*** PROVIDED MATERIAL ***

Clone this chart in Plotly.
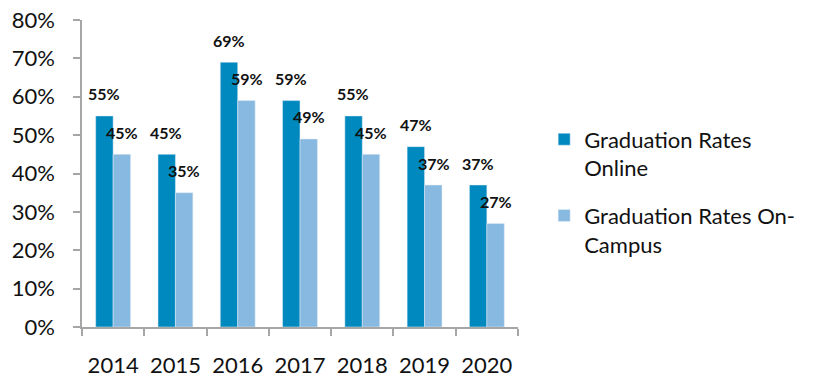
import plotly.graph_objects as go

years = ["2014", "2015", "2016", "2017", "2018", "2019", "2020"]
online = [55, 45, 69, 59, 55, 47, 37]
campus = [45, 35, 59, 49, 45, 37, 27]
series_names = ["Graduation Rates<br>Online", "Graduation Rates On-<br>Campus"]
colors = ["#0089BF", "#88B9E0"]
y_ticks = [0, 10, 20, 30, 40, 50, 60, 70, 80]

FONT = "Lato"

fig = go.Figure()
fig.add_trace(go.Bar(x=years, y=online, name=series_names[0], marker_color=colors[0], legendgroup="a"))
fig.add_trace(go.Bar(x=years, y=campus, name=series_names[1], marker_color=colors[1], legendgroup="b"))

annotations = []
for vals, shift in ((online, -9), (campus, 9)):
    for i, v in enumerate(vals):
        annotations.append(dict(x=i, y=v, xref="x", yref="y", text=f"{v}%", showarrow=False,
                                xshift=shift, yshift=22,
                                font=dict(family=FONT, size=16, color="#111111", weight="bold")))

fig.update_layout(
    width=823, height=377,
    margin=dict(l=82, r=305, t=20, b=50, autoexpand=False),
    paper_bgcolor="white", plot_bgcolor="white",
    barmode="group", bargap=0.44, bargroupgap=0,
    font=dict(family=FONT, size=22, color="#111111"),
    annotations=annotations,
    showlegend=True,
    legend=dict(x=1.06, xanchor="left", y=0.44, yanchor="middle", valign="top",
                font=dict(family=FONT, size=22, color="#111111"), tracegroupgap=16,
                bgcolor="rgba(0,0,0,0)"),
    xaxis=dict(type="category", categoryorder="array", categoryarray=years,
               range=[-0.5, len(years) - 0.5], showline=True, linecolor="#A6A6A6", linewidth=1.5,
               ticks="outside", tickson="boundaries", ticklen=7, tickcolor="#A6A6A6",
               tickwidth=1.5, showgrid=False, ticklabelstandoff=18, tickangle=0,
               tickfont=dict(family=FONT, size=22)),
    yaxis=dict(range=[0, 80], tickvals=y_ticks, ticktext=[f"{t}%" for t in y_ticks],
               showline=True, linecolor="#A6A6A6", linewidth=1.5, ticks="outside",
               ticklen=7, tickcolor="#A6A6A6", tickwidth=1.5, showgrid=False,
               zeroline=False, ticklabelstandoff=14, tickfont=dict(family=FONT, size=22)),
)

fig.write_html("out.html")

***

§ EXERCISE GOAL
Exactly as written, please give again the lines from the beginning of the listing through the line containing "import plotly.graph_objects as go", inclusive, without any pictures.

§ ANSWER TO THE PROBLEM
Clone this chart in Plotly.
import plotly.graph_objects as go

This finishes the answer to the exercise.